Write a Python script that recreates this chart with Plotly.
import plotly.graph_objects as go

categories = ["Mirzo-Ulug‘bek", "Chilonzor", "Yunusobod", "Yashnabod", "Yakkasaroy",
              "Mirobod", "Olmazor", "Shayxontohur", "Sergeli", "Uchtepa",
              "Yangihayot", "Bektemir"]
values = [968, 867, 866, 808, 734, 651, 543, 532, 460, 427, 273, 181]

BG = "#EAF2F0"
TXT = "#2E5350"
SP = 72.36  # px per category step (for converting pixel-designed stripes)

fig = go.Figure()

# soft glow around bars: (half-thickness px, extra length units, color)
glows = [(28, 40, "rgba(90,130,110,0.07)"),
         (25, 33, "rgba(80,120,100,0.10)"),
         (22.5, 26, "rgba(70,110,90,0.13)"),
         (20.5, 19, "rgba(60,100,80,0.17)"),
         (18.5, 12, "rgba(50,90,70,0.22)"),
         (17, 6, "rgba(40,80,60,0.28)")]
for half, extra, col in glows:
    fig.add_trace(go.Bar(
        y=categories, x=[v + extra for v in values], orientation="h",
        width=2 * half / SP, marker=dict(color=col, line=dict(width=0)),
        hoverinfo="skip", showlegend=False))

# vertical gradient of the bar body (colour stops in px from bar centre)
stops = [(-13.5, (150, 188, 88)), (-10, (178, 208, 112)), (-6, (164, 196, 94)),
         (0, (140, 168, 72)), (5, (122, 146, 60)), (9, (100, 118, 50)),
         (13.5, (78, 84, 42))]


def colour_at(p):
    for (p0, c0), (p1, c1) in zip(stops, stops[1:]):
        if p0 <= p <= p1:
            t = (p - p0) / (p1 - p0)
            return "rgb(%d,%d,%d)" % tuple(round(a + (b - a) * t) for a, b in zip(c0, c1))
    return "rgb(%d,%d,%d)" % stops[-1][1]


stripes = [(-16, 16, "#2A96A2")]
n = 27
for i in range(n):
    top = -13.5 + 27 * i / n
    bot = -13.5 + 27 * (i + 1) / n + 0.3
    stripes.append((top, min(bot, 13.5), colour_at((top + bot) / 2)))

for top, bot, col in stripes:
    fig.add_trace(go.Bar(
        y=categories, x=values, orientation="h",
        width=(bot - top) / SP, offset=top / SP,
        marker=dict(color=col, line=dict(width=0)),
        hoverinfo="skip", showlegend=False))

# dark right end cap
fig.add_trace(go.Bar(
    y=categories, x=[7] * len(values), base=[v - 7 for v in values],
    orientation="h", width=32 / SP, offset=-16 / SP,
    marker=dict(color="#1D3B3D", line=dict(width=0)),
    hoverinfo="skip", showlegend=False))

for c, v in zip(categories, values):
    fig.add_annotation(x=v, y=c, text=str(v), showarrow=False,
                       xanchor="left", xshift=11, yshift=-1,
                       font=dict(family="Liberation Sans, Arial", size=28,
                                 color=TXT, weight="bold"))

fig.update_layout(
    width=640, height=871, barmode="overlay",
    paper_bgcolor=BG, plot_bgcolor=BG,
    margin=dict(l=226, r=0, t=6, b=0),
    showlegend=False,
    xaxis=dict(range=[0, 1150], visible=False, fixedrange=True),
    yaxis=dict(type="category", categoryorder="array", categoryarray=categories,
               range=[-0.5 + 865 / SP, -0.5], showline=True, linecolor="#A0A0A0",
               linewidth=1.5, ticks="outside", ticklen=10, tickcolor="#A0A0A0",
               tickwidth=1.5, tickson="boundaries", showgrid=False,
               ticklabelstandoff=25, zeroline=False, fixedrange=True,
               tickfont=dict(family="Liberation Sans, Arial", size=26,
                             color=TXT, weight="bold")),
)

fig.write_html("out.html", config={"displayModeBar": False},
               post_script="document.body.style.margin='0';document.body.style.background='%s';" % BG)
########################################
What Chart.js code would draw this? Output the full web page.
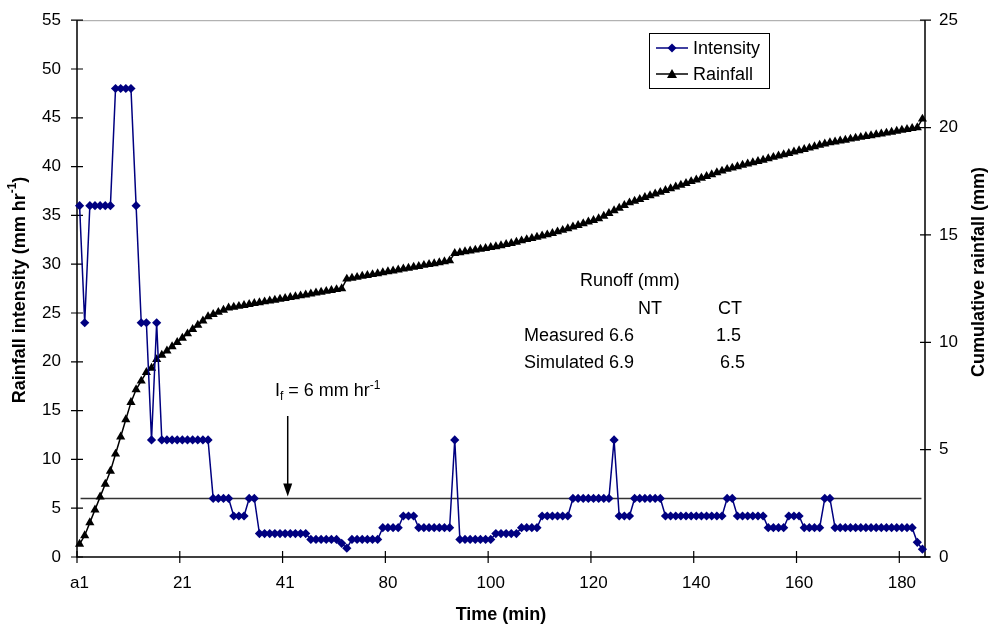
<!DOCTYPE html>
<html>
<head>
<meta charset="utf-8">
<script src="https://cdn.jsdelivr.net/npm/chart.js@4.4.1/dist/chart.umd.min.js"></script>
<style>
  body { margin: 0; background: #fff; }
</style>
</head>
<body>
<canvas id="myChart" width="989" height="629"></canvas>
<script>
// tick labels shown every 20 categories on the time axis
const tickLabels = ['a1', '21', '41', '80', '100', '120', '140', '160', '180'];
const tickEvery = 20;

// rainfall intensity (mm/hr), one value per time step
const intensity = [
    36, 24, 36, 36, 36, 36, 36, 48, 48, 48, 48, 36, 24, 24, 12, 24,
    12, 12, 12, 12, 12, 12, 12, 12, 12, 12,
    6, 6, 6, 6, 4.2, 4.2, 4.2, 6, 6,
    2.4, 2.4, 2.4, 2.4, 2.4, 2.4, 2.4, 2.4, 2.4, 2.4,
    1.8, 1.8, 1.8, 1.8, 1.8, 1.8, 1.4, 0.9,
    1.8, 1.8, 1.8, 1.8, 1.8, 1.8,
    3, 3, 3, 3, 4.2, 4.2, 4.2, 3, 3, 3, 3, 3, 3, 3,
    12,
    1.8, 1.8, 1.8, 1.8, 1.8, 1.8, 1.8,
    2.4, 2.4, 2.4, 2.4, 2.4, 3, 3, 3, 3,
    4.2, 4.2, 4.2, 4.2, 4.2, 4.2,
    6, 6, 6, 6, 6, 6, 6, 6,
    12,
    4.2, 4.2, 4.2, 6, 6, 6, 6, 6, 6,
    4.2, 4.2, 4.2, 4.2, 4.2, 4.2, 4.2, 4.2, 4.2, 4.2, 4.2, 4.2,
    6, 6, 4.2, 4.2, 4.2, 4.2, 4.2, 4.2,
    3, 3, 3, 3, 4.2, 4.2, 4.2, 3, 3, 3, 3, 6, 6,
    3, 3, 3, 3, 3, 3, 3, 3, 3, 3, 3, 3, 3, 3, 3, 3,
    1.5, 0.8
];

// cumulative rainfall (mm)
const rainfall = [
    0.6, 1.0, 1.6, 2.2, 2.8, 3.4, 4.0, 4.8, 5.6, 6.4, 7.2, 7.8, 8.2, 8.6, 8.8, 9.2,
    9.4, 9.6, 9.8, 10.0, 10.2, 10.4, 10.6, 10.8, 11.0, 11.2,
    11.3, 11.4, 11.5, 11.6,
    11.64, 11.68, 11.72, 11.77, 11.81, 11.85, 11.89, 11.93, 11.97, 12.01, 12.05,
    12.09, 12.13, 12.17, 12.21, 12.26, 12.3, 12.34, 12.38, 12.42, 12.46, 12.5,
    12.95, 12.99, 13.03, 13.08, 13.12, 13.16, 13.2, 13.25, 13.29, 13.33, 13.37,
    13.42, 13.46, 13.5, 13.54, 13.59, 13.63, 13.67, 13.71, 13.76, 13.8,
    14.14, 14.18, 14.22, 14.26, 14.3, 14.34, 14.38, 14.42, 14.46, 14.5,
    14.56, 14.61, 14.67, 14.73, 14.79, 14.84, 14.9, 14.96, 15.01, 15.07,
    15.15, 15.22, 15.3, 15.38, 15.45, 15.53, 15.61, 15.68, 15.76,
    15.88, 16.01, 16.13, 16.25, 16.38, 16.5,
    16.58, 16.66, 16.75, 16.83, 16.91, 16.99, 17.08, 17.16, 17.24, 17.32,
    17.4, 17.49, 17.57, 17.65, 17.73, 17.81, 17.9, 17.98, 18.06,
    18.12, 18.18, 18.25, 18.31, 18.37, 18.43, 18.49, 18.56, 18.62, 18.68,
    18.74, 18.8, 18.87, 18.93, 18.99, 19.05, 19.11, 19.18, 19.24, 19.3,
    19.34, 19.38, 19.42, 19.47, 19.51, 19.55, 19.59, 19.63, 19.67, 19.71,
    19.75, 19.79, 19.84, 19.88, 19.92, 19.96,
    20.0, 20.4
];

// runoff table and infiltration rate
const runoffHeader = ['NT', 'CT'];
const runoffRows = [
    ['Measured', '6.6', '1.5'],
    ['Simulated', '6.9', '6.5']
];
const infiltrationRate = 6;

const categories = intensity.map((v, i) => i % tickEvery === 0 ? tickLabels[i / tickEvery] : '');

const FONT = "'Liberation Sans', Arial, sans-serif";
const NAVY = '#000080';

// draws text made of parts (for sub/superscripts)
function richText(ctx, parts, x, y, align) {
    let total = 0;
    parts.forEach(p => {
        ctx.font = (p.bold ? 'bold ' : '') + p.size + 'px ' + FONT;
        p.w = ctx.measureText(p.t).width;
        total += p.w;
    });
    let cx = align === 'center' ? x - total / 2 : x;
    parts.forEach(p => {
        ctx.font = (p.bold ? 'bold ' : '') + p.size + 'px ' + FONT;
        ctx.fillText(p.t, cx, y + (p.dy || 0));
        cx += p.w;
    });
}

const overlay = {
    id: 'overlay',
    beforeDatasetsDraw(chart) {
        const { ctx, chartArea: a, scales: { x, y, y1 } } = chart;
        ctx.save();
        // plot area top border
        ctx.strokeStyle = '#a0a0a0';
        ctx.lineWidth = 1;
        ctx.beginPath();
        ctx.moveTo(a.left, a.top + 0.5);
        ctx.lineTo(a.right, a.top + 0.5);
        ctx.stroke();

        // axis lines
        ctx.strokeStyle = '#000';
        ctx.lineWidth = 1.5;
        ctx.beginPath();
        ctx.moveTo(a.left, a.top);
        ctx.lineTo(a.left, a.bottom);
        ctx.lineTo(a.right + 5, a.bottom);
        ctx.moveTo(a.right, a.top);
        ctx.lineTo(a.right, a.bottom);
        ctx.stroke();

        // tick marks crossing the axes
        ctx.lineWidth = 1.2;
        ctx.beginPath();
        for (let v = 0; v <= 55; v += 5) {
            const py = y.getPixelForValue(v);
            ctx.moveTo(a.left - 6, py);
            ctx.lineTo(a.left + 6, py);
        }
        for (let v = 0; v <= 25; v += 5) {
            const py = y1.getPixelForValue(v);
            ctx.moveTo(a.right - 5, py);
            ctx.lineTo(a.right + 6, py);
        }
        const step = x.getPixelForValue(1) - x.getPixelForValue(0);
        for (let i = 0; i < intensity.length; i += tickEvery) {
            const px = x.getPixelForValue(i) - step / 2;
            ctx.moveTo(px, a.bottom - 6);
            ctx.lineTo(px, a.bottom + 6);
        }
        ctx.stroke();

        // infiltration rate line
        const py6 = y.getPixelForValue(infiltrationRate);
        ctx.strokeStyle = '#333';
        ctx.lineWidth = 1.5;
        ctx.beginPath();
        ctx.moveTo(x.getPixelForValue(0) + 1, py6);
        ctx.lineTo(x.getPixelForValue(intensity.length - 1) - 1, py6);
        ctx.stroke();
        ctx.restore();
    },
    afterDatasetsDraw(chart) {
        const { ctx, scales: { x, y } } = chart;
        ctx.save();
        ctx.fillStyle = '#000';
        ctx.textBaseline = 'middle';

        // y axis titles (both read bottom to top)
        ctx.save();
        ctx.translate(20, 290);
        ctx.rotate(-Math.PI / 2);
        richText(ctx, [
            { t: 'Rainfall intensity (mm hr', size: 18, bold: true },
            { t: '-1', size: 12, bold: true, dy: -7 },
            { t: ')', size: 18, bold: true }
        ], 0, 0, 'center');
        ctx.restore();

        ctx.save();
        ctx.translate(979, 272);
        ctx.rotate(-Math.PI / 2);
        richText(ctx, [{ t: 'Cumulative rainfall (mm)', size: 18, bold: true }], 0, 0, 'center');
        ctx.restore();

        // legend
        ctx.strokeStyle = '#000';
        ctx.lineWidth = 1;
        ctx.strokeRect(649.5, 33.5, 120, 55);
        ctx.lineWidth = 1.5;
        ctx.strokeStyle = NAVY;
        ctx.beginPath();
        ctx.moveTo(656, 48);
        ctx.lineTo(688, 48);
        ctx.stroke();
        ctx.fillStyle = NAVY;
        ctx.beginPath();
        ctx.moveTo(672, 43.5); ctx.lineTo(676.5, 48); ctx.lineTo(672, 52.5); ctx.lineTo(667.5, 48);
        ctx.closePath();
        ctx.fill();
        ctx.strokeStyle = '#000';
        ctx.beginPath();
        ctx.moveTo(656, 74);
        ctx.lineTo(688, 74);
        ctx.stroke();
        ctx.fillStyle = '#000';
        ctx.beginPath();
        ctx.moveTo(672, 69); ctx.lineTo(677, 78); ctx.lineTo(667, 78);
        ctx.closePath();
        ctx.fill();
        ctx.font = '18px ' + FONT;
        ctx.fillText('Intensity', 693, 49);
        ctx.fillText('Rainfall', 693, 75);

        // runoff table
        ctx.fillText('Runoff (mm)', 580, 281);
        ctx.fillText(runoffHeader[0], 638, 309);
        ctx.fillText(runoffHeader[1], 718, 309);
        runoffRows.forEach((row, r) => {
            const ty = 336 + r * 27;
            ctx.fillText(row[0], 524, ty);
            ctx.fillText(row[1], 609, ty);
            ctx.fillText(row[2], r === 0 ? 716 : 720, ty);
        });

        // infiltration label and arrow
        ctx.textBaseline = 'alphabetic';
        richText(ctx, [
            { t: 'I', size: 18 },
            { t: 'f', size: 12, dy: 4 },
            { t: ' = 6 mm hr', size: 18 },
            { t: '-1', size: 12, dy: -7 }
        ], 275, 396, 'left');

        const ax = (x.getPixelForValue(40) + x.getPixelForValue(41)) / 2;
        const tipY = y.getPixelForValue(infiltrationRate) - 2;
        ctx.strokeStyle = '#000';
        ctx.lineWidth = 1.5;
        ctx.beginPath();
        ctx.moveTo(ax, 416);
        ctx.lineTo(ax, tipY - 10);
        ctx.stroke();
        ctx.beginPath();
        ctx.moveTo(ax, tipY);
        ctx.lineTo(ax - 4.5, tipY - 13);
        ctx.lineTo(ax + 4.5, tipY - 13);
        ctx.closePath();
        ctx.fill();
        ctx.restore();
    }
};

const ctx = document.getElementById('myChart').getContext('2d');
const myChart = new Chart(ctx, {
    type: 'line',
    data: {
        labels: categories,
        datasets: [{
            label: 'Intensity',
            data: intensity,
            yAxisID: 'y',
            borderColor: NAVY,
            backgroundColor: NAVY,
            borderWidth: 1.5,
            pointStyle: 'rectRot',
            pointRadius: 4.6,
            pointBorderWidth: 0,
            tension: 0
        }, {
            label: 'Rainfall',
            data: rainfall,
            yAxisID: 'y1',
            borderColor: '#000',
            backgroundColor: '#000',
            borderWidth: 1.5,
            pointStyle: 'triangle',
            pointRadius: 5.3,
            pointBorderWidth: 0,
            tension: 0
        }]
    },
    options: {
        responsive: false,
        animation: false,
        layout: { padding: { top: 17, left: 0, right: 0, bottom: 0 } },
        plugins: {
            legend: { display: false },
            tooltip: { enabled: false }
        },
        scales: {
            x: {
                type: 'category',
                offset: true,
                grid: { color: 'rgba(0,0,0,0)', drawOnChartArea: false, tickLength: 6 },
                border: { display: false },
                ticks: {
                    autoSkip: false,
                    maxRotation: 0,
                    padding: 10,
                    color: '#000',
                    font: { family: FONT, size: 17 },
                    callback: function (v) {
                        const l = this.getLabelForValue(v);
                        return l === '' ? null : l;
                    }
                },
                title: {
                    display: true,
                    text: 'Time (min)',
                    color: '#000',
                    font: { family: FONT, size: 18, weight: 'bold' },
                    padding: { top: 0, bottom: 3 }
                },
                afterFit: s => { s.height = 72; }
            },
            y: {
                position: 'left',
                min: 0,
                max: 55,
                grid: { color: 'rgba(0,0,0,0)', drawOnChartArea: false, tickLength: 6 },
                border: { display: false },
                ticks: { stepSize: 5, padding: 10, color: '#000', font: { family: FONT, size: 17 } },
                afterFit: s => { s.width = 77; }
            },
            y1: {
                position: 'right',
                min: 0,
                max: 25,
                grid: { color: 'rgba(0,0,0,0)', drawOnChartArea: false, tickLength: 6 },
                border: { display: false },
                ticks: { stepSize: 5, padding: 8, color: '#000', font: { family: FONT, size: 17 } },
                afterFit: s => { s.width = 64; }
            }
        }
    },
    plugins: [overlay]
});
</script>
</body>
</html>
########################################
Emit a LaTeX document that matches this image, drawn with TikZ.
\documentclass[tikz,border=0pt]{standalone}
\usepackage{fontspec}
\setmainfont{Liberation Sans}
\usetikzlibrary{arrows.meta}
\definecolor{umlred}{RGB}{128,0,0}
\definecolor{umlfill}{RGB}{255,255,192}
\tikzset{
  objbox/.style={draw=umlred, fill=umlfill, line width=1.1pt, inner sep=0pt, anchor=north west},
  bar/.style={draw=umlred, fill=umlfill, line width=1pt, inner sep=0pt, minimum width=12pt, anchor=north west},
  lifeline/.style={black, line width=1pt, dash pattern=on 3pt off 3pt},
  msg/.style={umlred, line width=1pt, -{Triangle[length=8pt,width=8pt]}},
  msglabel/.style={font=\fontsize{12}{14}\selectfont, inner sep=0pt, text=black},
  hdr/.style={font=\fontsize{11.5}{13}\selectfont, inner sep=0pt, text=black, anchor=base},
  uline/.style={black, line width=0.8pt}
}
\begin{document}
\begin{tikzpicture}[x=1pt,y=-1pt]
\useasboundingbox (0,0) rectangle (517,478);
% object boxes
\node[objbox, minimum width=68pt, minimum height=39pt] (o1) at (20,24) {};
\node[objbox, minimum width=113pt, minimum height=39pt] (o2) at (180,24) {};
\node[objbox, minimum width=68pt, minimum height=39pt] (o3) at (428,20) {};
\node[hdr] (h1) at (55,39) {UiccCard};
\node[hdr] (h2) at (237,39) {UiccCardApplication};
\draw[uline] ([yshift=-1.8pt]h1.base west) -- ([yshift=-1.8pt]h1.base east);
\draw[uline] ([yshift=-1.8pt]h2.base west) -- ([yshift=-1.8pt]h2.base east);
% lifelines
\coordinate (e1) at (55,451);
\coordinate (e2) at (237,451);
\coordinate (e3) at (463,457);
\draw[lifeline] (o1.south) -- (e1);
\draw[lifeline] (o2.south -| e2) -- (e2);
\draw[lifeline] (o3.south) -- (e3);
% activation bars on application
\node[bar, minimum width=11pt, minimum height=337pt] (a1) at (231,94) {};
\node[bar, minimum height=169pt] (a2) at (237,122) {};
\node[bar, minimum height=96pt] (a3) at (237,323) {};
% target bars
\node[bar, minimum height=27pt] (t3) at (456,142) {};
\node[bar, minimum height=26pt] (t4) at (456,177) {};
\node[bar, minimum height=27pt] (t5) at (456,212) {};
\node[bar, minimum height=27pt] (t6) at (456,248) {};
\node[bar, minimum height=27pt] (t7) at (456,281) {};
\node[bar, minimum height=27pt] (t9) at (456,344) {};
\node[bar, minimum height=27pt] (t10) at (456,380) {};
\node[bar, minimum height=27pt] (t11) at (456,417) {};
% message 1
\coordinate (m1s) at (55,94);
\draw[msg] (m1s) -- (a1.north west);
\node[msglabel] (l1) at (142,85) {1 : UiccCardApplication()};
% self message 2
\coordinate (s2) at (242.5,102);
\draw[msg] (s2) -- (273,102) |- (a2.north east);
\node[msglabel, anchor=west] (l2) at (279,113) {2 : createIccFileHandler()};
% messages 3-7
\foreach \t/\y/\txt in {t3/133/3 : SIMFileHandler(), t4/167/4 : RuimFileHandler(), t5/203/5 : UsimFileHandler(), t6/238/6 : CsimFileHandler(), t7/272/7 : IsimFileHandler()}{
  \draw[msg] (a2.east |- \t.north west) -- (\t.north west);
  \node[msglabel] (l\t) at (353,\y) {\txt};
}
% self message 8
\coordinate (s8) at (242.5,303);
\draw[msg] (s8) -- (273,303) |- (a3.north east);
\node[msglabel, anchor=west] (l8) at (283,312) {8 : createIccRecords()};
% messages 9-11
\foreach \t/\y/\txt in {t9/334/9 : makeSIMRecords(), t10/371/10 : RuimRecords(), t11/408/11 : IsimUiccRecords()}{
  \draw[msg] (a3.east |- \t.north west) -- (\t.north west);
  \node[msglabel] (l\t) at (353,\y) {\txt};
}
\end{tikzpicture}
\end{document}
########################################
### Your objective
Starting at the line that contains "Write a Python" and stopping at the line that contains "stripes.append((top, min(bot, 13.5), colour_at((top", transcribe the lines exactly; both boundary lines are to be included.

### Solution
Write a Python script that recreates this chart with Plotly.
import plotly.graph_objects as go

categories = ["Mirzo-Ulug‘bek", "Chilonzor", "Yunusobod", "Yashnabod", "Yakkasaroy",
              "Mirobod", "Olmazor", "Shayxontohur", "Sergeli", "Uchtepa",
              "Yangihayot", "Bektemir"]
values = [968, 867, 866, 808, 734, 651, 543, 532, 460, 427, 273, 181]

BG = "#EAF2F0"
TXT = "#2E5350"
SP = 72.36  # px per category step (for converting pixel-designed stripes)

fig = go.Figure()

# soft glow around bars: (half-thickness px, extra length units, color)
glows = [(28, 40, "rgba(90,130,110,0.07)"),
         (25, 33, "rgba(80,120,100,0.10)"),
         (22.5, 26, "rgba(70,110,90,0.13)"),
         (20.5, 19, "rgba(60,100,80,0.17)"),
         (18.5, 12, "rgba(50,90,70,0.22)"),
         (17, 6, "rgba(40,80,60,0.28)")]
for half, extra, col in glows:
    fig.add_trace(go.Bar(
        y=categories, x=[v + extra for v in values], orientation="h",
        width=2 * half / SP, marker=dict(color=col, line=dict(width=0)),
        hoverinfo="skip", showlegend=False))

# vertical gradient of the bar body (colour stops in px from bar centre)
stops = [(-13.5, (150, 188, 88)), (-10, (178, 208, 112)), (-6, (164, 196, 94)),
         (0, (140, 168, 72)), (5, (122, 146, 60)), (9, (100, 118, 50)),
         (13.5, (78, 84, 42))]


def colour_at(p):
    for (p0, c0), (p1, c1) in zip(stops, stops[1:]):
        if p0 <= p <= p1:
            t = (p - p0) / (p1 - p0)
            return "rgb(%d,%d,%d)" % tuple(round(a + (b - a) * t) for a, b in zip(c0, c1))
    return "rgb(%d,%d,%d)" % stops[-1][1]


stripes = [(-16, 16, "#2A96A2")]
n = 27
for i in range(n):
    top = -13.5 + 27 * i / n
    bot = -13.5 + 27 * (i + 1) / n + 0.3
    stripes.append((top, min(bot, 13.5), colour_at((top + bot) / 2)))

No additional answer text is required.